#### What you should do
Starting at the line that contains "Recreate this image" and stopping after the line that contains "import numpy as np", copy the lines exactly. Pictures are left out.

#### Supplied material
########################################
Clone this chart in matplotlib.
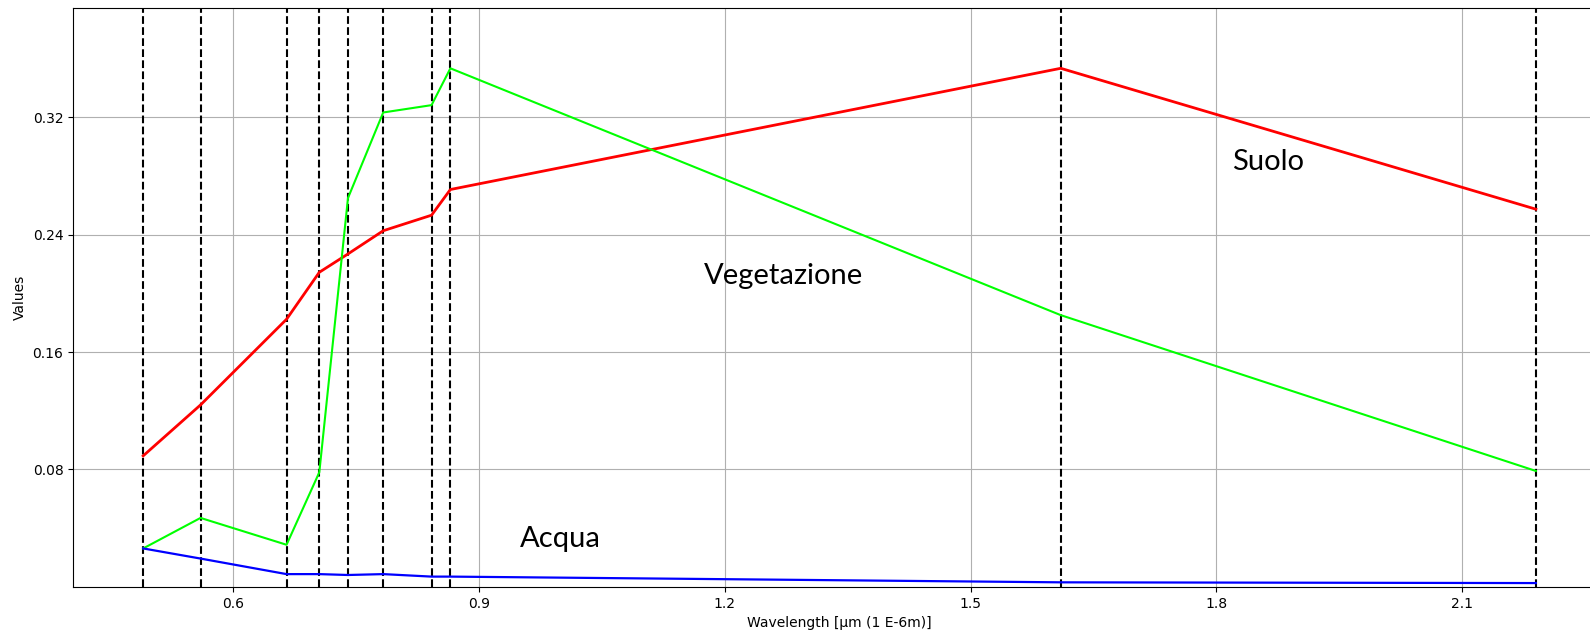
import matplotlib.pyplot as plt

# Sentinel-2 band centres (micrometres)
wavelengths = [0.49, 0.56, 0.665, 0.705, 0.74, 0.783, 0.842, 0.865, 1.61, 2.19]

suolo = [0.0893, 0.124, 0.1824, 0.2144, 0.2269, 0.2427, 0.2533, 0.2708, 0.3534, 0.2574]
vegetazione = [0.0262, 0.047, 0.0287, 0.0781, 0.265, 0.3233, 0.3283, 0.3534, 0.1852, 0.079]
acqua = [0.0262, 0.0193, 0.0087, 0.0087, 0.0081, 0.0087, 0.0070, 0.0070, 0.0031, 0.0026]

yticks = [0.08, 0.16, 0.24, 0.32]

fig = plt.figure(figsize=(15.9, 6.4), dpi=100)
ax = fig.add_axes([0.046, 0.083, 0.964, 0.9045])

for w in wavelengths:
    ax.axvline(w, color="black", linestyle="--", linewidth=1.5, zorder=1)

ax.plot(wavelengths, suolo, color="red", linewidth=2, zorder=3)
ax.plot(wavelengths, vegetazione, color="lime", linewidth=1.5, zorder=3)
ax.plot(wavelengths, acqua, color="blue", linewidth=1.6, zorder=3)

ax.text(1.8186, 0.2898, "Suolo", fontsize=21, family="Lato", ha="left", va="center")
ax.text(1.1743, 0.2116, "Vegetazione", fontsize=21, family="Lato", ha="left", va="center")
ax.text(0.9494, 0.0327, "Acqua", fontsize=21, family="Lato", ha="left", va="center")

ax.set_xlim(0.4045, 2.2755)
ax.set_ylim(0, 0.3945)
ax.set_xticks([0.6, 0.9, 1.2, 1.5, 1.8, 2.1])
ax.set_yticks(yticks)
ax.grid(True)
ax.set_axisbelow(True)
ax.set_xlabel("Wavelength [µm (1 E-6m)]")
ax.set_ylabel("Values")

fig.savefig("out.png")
########################################
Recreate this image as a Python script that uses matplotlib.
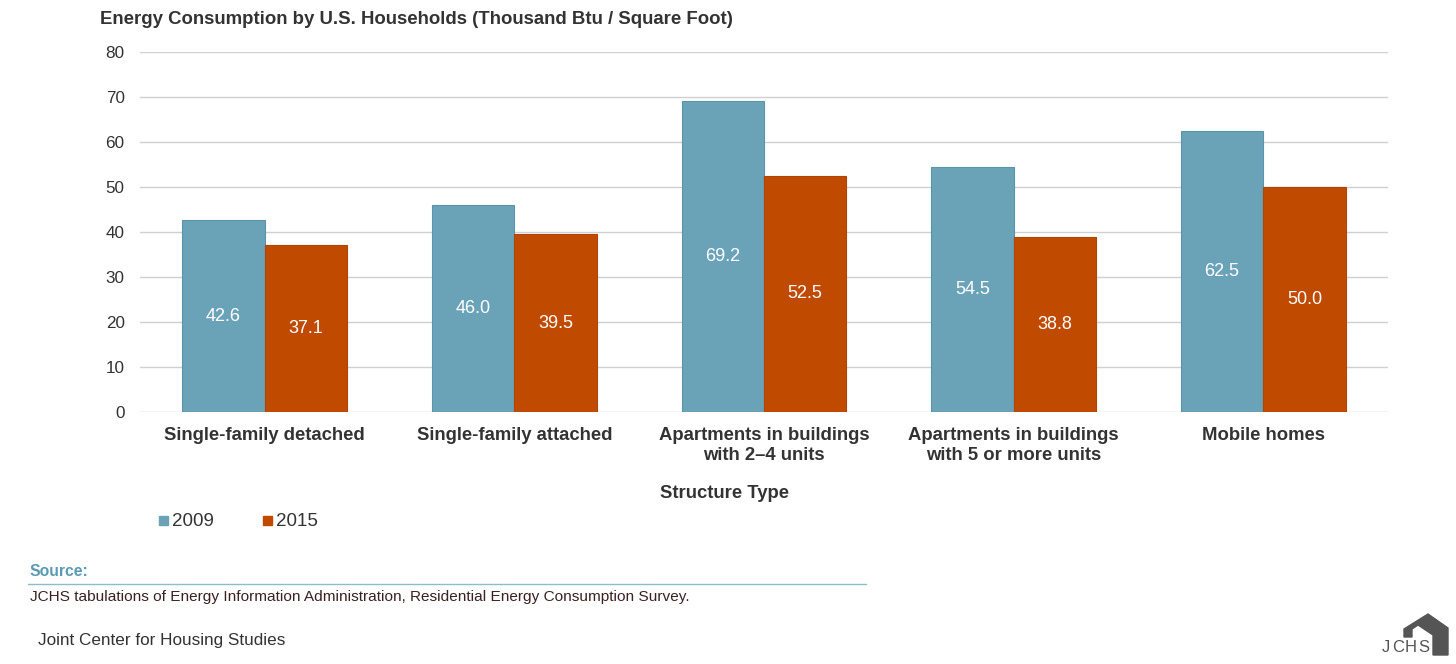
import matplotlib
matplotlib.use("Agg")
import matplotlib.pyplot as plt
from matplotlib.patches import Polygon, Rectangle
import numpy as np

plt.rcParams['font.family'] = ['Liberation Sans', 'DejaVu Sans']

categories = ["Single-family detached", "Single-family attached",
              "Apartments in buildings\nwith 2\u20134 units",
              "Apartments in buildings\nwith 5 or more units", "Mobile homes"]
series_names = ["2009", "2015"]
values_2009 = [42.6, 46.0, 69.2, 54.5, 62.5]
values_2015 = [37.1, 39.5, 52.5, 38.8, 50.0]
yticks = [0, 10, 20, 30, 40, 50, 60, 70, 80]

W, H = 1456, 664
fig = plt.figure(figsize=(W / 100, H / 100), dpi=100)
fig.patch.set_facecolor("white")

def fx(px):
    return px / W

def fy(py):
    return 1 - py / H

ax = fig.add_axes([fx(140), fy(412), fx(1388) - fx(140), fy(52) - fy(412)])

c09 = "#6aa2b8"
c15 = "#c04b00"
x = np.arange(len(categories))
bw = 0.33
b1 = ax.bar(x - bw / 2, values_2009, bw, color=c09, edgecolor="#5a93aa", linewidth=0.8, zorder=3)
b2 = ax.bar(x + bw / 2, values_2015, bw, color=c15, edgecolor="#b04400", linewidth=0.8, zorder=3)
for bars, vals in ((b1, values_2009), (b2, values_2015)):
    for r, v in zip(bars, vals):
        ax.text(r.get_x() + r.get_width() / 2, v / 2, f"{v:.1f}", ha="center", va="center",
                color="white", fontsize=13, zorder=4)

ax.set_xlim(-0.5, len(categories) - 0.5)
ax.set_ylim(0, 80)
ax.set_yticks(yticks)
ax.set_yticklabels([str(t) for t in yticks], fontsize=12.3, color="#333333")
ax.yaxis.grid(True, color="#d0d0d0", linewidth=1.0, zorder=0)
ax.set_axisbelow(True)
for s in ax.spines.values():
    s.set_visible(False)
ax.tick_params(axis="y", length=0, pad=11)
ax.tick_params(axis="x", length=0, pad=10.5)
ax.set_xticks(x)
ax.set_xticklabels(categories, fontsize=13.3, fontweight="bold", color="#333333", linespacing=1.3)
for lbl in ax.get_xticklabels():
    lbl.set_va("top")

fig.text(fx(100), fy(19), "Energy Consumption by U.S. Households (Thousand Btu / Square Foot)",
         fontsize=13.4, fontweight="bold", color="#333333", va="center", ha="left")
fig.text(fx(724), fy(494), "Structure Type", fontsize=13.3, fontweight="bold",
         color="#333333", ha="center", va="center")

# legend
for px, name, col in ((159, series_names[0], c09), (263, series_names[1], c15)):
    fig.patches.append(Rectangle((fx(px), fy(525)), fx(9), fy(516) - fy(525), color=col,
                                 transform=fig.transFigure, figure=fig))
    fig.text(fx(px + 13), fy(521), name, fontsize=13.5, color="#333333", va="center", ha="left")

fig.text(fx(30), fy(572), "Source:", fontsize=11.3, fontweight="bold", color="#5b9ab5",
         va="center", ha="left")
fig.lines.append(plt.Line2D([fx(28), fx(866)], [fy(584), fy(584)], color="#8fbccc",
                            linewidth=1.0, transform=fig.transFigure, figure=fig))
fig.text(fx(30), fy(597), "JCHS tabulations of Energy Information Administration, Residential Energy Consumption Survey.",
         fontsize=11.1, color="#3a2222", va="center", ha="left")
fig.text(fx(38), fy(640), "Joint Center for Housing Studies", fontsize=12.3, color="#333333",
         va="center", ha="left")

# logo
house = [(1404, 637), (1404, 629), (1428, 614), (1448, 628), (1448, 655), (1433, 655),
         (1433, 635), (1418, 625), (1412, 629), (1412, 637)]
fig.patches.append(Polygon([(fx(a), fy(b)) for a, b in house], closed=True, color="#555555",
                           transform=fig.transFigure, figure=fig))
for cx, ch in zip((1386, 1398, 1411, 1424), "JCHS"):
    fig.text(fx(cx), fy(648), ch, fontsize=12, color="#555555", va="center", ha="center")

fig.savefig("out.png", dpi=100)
########################################
#### Reply to the exercise
Recreate this image as a Python script that uses matplotlib.
import matplotlib
matplotlib.use("Agg")
import matplotlib.pyplot as plt
from matplotlib.patches import Polygon, Rectangle
import numpy as np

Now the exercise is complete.